“Lettera di una sconosciuta”, un racconto da film

L’espediente della lettera ritrovata o ricevuta non è inconsueto in letteratura. Stefan Zweig lo applica per raccontare l’ossessione d’amore di una giovane donna per uno scrittore ricco e famoso. Costui, il giorno del suo compleanno, il quarantunesimo, riceve una lettera con l’intestazione “A te, che non mi hai mai conosciuta”. Più che una lettera è un lungo manoscritto-confessione di una donna che non rivela mai il proprio nome e che per anni ha accompagnato come un essere invisibile la vita dello scrittore. Il racconto è ambientato a Vienna.
La donna ha abitato da bambina con la mamma, povera vedova, nello stesso palazzo, sul medesimo pianerottolo dello scrittore, nel piccolo appartamento di fronte. Si è invaghita subito di quel giovane brillante, scrittore e amante del buon gusto e per anni lo ha  ammirato e osservato senza che lui se ne avvedesse. Rende bene il suo stato d’animo questo passaggio: Solo i bambini solitari possono tenersi stretta, tutta intera, la loro passione: gli altri disperdono il sentimento nelle chiacchiere, lo logorano con le confidenze; dell’amore hanno tanto sentito parlare, tanto ne hanno letto e sanno che è un destino comune. La fanciulla ammira i libri, gli oggetti raffinati che il domestico (l’unico che pare accorgersi di lei) trasporta nell’appartamento, i fiori che gli arrivano, invidia le numerose donne giovani ed eleganti che lo frequentano. Lo scrittore ha, seppure indirettamente, qualche influenza positiva su di lei, che gli scrive: Tu trasformasti, tutta intera, la mia vita. Fino allora apatica e mediocre a scuola, divenni d’un tratto la prima della classe, leggevo un’infinità di libri sino a notte fonda perché sapevo che tu amavi i libri; di punto in bianco – lasciando stupefatta mia madre – cominciai a esercitarmi al pianoforte con perseveranza, quasi con caparbietà, perché credevo che tu amassi la musica.

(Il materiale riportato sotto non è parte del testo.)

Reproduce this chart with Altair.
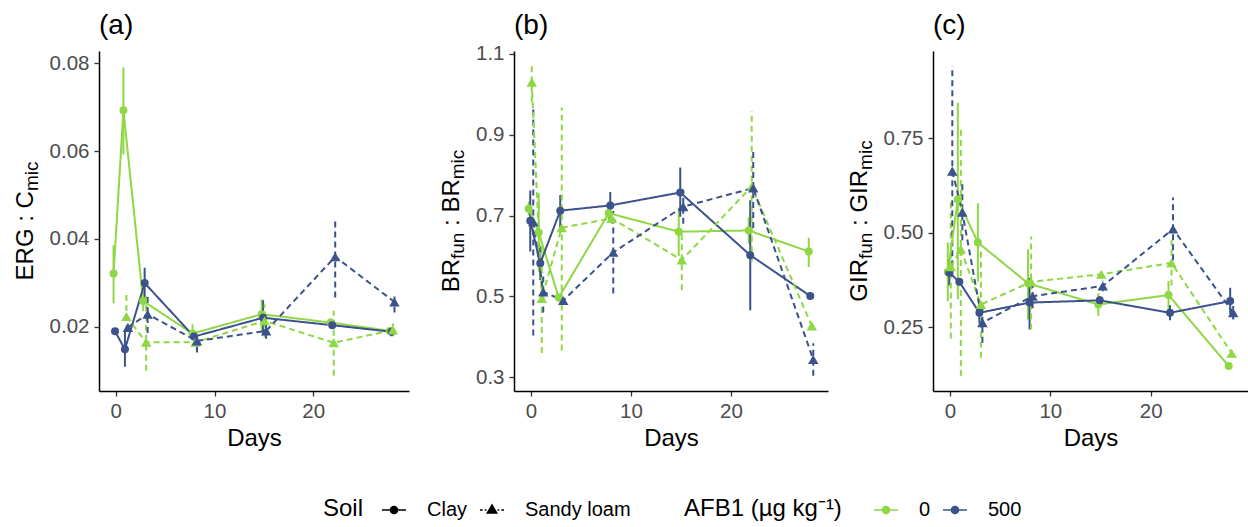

Ad un certo punto la madre sposa un benestante e la famiglia si trasferisce a Innsbruck. Per la fanciulla è un dramma, ma non si dà per vinta: non appena maggiorenne convince la mamma a lasciarla andare a cercarsi un lavoro a Vienna. E lì, ricomincia con la sua ossessione. Il resto non è raccontabile, pregiudicherebbe il piacere della lettura. Torno soltanto un attimo all’inizio della lettera in cui la sconosciuta si confessa: Ieri il mio bambino è morto – per tre giorni e tre notti ho cercato di strappare alla morte la sua piccola, tenera vita, per quaranta ore sono rimasta al suo capezzale mentre l’influenza scuoteva quel corpicino che bruciava di febbre. E più avanti: A te solo voglio parlare, per la prima volta ti dirò tutto: dovrai conoscere tutta la mia vita, che è sempre stata la tua e di cui tu non hai mai saputo nulla. Ma conoscerai il mio segreto solo quando io sarò morta e tu non dovrai più darmi risposte, quando questo gelo e questo ardore che mi scuotono le membra saranno veramente la fine.
Insomma, è un dramma, anzi, un drammone. Tanto è vero che Lettera di una sconosciuta (1922), tra i tanti romanzi e racconti di Zweig, sempre saccheggiati dal cinema, è quello che ha avuto il maggior numero di adattamenti in pellicola (forse  in assoluto nella storia del cinema, dove pure di ossessioni d’amore se ne sono viste tante). Stando a wikipedia, se ne contano ben nove tra il 1933 e il 2004, un po’ in tutte le lingue e c’è da credere che altri registi se ne occuperanno ancora. Quello di maggior successo resta Letter from an Unknown Woman (1948), diretto da Max Ophuls con Joan Fontaine e Louis Jourdan, divenuto un film cult del genere sentimentale.